El universo del periodismo, observado desde el mismo vientre de la hidra, es un fruto demasiado tentador y apetecible para permitir que el viento del olvido lo arrastre. Desde los tiempos de “Conversación en La Catedral” –con ese protagonista ahora fatigado por las insoportables referencias ‘cultistas’– las aguas corrieron, tormentosas y oscuras. Para las nuevas camadas de narradores, el asunto persiste, sobre todo entre aquellos que también practican o practicaron el oficio en una neurótica y visceral sala de redacción. La mezcla de químicos orgánicos que la prensa diaria genera es un auténtico coctel que transforma a hombres y mujeres en seres hipersensibles, solidarios, pero obligados a integrar una maquinaria frente a la cual solo el ‘piloto automático’ o una cuota de frío cinismo los salvan de la total alienación.
Esas parecen ser las premisas alimentadoras de “Manual de yoga”, novela corta del escritor Ernesto Carlín (Callao, 1974) con la que resultó finalista del Premio de la Cámara Peruana del Libro en el 2013. Desde “Falso al amanecer” (1999), su primer libro, ha emprendido una obra que lo convierte en autor de perfil alternativo, pues no participa de las corrientes o tendencias celebradas hoy por el gusto mediático. Su dedicación a los trajines aludidos –labora en la agencia Andina, además de ejercer la docencia universitaria– implica un material oportuno para nutrir el impulso de crear correlatos imaginarios partiendo de una experiencia real, sin aproximarse en absoluto a la hoy en boga autoficción. Carlín, vía sus afilados recursos, construye un texto verosímil acerca de un grupo de cronistas, todos de origen latinoamericano, que viajan a un innominado país del Lejano Oriente invitados por una igualmente etérea organización. Podría tratarse tanto del Japón como de Corea del Sur o Taiwán. En efecto, el escenario se asemeja más a una superposición de esos países, saturados de tecnología de punta, orden y altísima calidad de vida. Los huéspedes parecen provenir de análogas canteras: corporaciones noticiosas de sus tercermundistas naciones de origen que suelen recibir estos ‘generosos ofrecimientos’ a cambio de una cobertura positiva sobre las bondades locales. Y cada uno de los turistas es un espécimen representativo del hastío, desánimo o agotamiento coronado por monumentales pantallas de TV en lujosas habitaciones de hotel.
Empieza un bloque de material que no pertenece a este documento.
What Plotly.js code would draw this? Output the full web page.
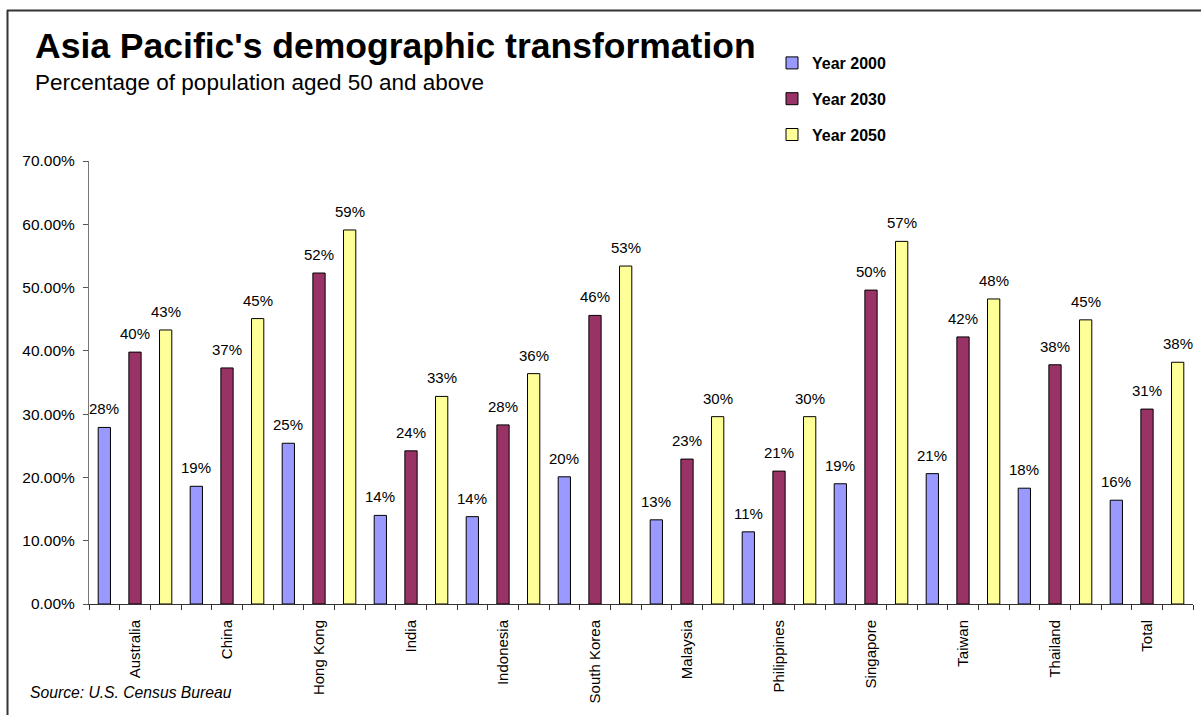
<!DOCTYPE html>
<html>
<head>
<meta charset="utf-8">
<script src="https://cdn.plot.ly/plotly-3.0.1.min.js"></script>
<style>
  html, body { margin: 0; padding: 0; background: #fff; }
  #chart { width: 1201px; height: 715px; }
</style>
</head>
<body>
<div id="chart"></div>
<script>
// ---- data ----
const countries = ["Australia", "China", "Hong Kong", "India", "Indonesia", "South Korea",
                   "Malaysia", "Philippines", "Singapore", "Taiwan", "Thailand", "Total"];
const year2000 = [0.279, 0.186, 0.254, 0.140, 0.138, 0.201, 0.133, 0.114, 0.190, 0.206, 0.183, 0.164];
const year2030 = [0.398, 0.373, 0.523, 0.242, 0.283, 0.456, 0.229, 0.210, 0.496, 0.422, 0.378, 0.308];
const year2050 = [0.433, 0.451, 0.591, 0.328, 0.364, 0.534, 0.296, 0.296, 0.573, 0.482, 0.449, 0.382];
const seriesNames = ["Year 2000", "Year 2030", "Year 2050"];
const yTicks = [0, 0.1, 0.2, 0.3, 0.4, 0.5, 0.6, 0.7];

// ---- styling ----
const FONT = "Liberation Sans, Arial, Helvetica, sans-serif";
const colors = ["#9999FF", "#993366", "#FFFF99"];
const seriesValues = [year2000, year2030, year2050];
const nSeries = seriesValues.length;

// each country occupies nSeries consecutive slots on a linear axis
const slotX = (i, k) => i * nSeries + k;

const traces = seriesValues.map((vals, k) => ({
  type: "bar",
  name: seriesNames[k],
  legendgroup: "g" + k,
  x: countries.map((_, i) => slotX(i, k)),
  y: vals,
  width: 0.4,
  marker: { color: colors[k], line: { color: "#000", width: 1 } },
  hoverinfo: "x+y"
}));

const pct = v => Math.round(v * 100) + "%";

const labelAnnotations = [];
seriesValues.forEach((vals, k) => {
  vals.forEach((v, i) => {
    labelAnnotations.push({
      x: slotX(i, k), y: v, xref: "x", yref: "y",
      text: pct(v), showarrow: false,
      xanchor: "center", yanchor: "bottom", yshift: 8,
      font: { family: FONT, size: 15, color: "#000" }
    });
  });
});

// plot area geometry in pixels (for paper-relative decorations)
const W = 1201, H = 715;
const M = { l: 89, r: 8, t: 161, b: 111, autoexpand: false };
const pw = W - M.l - M.r, ph = H - M.t - M.b;
const px = x => (x - M.l) / pw;
const py = y => (H - M.b - y) / ph;

const layout = {
  width: W, height: H,
  margin: M,
  paper_bgcolor: "#fff", plot_bgcolor: "#fff",
  font: { family: FONT, color: "#000" },
  bargap: 0,
  title: {
    text: "Asia Pacific's demographic transformation",
    font: { family: FONT, size: 35.5, weight: "bold", color: "#000" },
    xref: "container", yref: "container",
    x: 35 / W, xanchor: "left",
    y: 1 - 46 / H, yanchor: "middle"
  },
  showlegend: true,
  legend: {
    xref: "container", yref: "container",
    x: 772 / W, y: 1 - 46 / H, xanchor: "left", yanchor: "top",
    font: { family: FONT, size: 16, weight: "bold", color: "#000" },
    traceorder: "grouped",
    tracegroupgap: 12,
    bgcolor: "rgba(0,0,0,0)"
  },
  xaxis: {
    type: "linear",
    range: [-0.5, countries.length * nSeries - 0.5],
    tickmode: "array",
    tickvals: countries.map((_, i) => slotX(i, 1)),
    ticktext: countries,
    tickangle: -90,
    ticks: "",
    ticklabelstandoff: 9,
    tickfont: { family: FONT, size: 15, color: "#000" },
    minor: { tickmode: "linear", tick0: -0.5, dtick: 1, ticks: "outside", ticklen: 5, tickcolor: "#333", showgrid: false },
    showline: true, linecolor: "#333", linewidth: 1,
    showgrid: false, zeroline: false, fixedrange: true
  },
  yaxis: {
    range: [0, 0.7],
    tickmode: "array",
    tickvals: yTicks,
    tickformat: ".2%",
    ticks: "outside", ticklen: 5, tickcolor: "#555",
    ticklabelstandoff: 5,
    tickfont: { family: FONT, size: 15.5, color: "#000" },
    showline: true, linecolor: "#777", linewidth: 1,
    showgrid: false, zeroline: false, fixedrange: true
  },
  annotations: labelAnnotations.concat([
    {
      xref: "paper", yref: "paper", x: px(33), y: py(83),
      xanchor: "left", yanchor: "middle", showarrow: false,
      text: "Percentage of population aged 50 and above",
      font: { family: FONT, size: 22.5, color: "#000" }
    },
    {
      xref: "paper", yref: "paper", x: px(28), y: py(692),
      xanchor: "left", yanchor: "middle", showarrow: false,
      text: "<i>Source: U.S. Census Bureau</i>",
      font: { family: FONT, size: 15.7, color: "#000" }
    }
  ]),
  shapes: [
    { type: "line", xref: "paper", yref: "paper", x0: px(7), x1: px(1201), y0: py(10.5), y1: py(10.5),
      line: { color: "#333", width: 2 } },
    { type: "line", xref: "paper", yref: "paper", x0: px(7.5), x1: px(7.5), y0: py(10), y1: py(715),
      line: { color: "#333", width: 2 } }
  ]
};

Plotly.newPlot("chart", traces, layout, { displayModeBar: false, staticPlot: true });
</script>
</body>
</html>
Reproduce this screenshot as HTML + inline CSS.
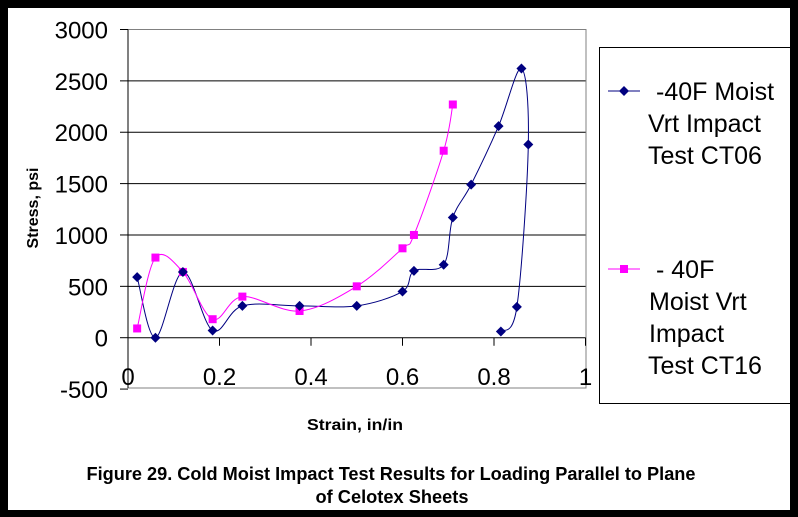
<!DOCTYPE html>
<html><head><meta charset="utf-8"><style>
html,body{margin:0;padding:0;background:#000}
svg{display:block}
text{font-family:"Liberation Sans",Arial,sans-serif}
</style></head><body>
<svg id="chart" width="798" height="517" viewBox="0 0 798 517">
<rect x="8" y="8" width="782" height="502" fill="#fff"/>
<g id="grid"></g>
<rect x="128" y="29.5" width="458" height="358.5" fill="none" stroke="#808080" stroke-width="1"/>
<g id="axes"></g>
<g id="series"></g>
<text x="38" y="208" font-size="16" font-weight="bold" text-anchor="middle" transform="rotate(-90 38 208)">Stress, psi</text>
<text x="355" y="430" font-size="16" font-weight="bold" text-anchor="middle" textLength="96" lengthAdjust="spacingAndGlyphs">Strain, in/in</text>
<text x="391" y="480" font-size="18" font-weight="bold" text-anchor="middle" textLength="609" lengthAdjust="spacingAndGlyphs">Figure 29. Cold Moist Impact Test Results for Loading Parallel to Plane</text>
<text x="392" y="503" font-size="18" font-weight="bold" text-anchor="middle" textLength="153" lengthAdjust="spacingAndGlyphs">of Celotex Sheets</text>
<g>
<rect x="599.5" y="47.5" width="200" height="356" fill="#fff" stroke="#000" stroke-width="1"/>
<g>
<line x1="608" y1="91" x2="640" y2="91" stroke="#000080" stroke-width="1"/>
<path d="M624 86 L629 91 L624 96 L619 91 Z" fill="#000080"/>
<text font-size="25" fill="#000"><tspan x="656" y="100">-40F Moist</tspan><tspan x="648" y="132">Vrt Impact</tspan><tspan x="648" y="164">Test CT06</tspan></text>
</g>
<g>
<line x1="608" y1="269" x2="640" y2="269" stroke="#ff00ff" stroke-width="1"/>
<rect x="620" y="265" width="8" height="8" fill="#ff00ff"/>
<text font-size="25" fill="#000"><tspan x="656" y="278">- 40F</tspan><tspan x="649" y="310">Moist Vrt</tspan><tspan x="649" y="342">Impact</tspan><tspan x="648" y="374">Test CT16</tspan></text>
</g>
</g>
<rect x="790" y="0" width="8" height="517" fill="#000"/>
</svg>
<script>
const yTicks=[3000,2500,2000,1500,1000,500,0,-500];
const xTicks=[0,0.2,0.4,0.6,0.8,1];
const xTickLabels=["0","0.2","0.4","0.6","0.8","1"];
const ct06X=[0.02,0.06,0.12,0.185,0.25,0.375,0.5,0.6,0.625,0.69,0.71,0.75,0.81,0.86,0.875,0.85,0.815];
const ct06Y=[590,0,640,70,310,310,310,450,650,710,1170,1490,2060,2620,1880,300,60];
const ct16X=[0.02,0.06,0.12,0.185,0.25,0.375,0.5,0.6,0.625,0.69,0.71];
const ct16Y=[90,780,640,180,400,260,500,870,1000,1820,2270];
const NS="http://www.w3.org/2000/svg";
const X=v=>128+v*457.5;
const Y=v=>337.7-v*(308.2/3000);
function mk(tag,attrs,parent){const e=document.createElementNS(NS,tag);for(const k in attrs)e.setAttribute(k,attrs[k]);parent.appendChild(e);return e;}
const grid=document.getElementById('grid'),axes=document.getElementById('axes'),series=document.getElementById('series');
yTicks.forEach(t=>{
  if(t<3000&&t>-500){const l=mk('line',{x1:128,x2:586,y1:Y(t),y2:Y(t),stroke:'#000','stroke-width':1},grid);
  
  }
  const tk=mk('line',{x1:120,x2:128,y1:Y(t),y2:Y(t),stroke:'#000'},axes);
  
  
  const tx=mk('text',{x:108,y:Y(t)+9,'font-size':24,'text-anchor':'end'},axes);tx.textContent=t;
  
  
});
const ya=mk('line',{x1:128,x2:128,y1:29.5,y2:388,stroke:'#000'},axes);


xTicks.forEach((t,i)=>{
  const tk=mk('line',{x1:X(t),x2:X(t),y1:Y(0),y2:Y(0)+8,stroke:'#000'},axes);
  
  
  const tx=mk('text',{x:X(t),y:385,'font-size':24,'text-anchor':'middle'},axes);tx.textContent=xTickLabels[i];
  
  
});
function spline(xs,ys){
  const p=xs.map((x,i)=>[X(x),Y(ys[i])]);let d='M'+p[0][0]+' '+p[0][1];
  for(let i=0;i<p.length-1;i++){const p0=p[Math.max(0,i-1)],p1=p[i],p2=p[i+1],p3=p[Math.min(p.length-1,i+2)];
    const c1=[p1[0]+(p2[0]-p0[0])/6,p1[1]+(p2[1]-p0[1])/6],c2=[p2[0]-(p3[0]-p1[0])/6,p2[1]-(p3[1]-p1[1])/6];
    d+=` C${c1[0]} ${c1[1]} ${c2[0]} ${c2[1]} ${p2[0]} ${p2[1]}`;}
  return d;
}
const l6=mk('path',{d:spline(ct06X,ct06Y),fill:'none',stroke:'#000080','stroke-width':1},series);


const l16=mk('path',{d:spline(ct16X,ct16Y),fill:'none',stroke:'#ff00ff','stroke-width':1},series);


ct16X.forEach((x,i)=>{const r=mk('rect',{x:X(x)-4,y:Y(ct16Y[i])-4,width:8,height:8,fill:'#ff00ff'},series);
  
  });
ct06X.forEach((x,i)=>{const cx=X(x),cy=Y(ct06Y[i]);const m=mk('path',{d:`M${cx} ${cy-5}L${cx+5} ${cy}L${cx} ${cy+5}L${cx-5} ${cy}Z`,fill:'#000080'},series);
  
  });
</script>
</body></html>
Sin embargo, el aspecto mejor trabado de esta viscosa historia es la relación entre el peruano Sevilla y la mexicana Lupe. Guiados por ‘afinidades electivas’ atracción erótica y un sentido del humor cáustico –en torno de los mitos de la profesión– establecen una suerte de alianza estratégica que les permitirá, por unos días, paliar la sensación de vacío que los asfixia y se amplifica por el evidente choque cultural. Ese elemento se evidencia sin necesidad de que los agentes lo expliquen con vacuas declaraciones: emana de la atmósfera claustrofóbica y enrarecida a veces por olores corporales –un detalle recurrente, así como el de la anatomía dada al abandono–. Ello cobra patético vigor cuando estos socios se pierden en la ciudad, porque no llegan al vehículo que los transporta por diversas locaciones junto con el resto del tour. Recalarán, para no pasar la noche a la intemperie, en el ambiente de un modestísimo hospedaje que abandonan sin pagar.
Carlín acierta al sugerir –sin impostaciones, solo con pinceladas– la fragilidad de estos humanos itinerantes, que sufren un desarraigo interior apenas atenuado por la ingesta de pastillas tranquilizantes y las rutinas del yoga –en el caso de Lupe–. Aquel magma fluye a través de un relato en tercera persona que, en el desolado cierre, deriva hacia el yo: un Sevilla que asume la enunciación de retorno a Lima, alejado quizá para siempre de su casual compañera de infortunios.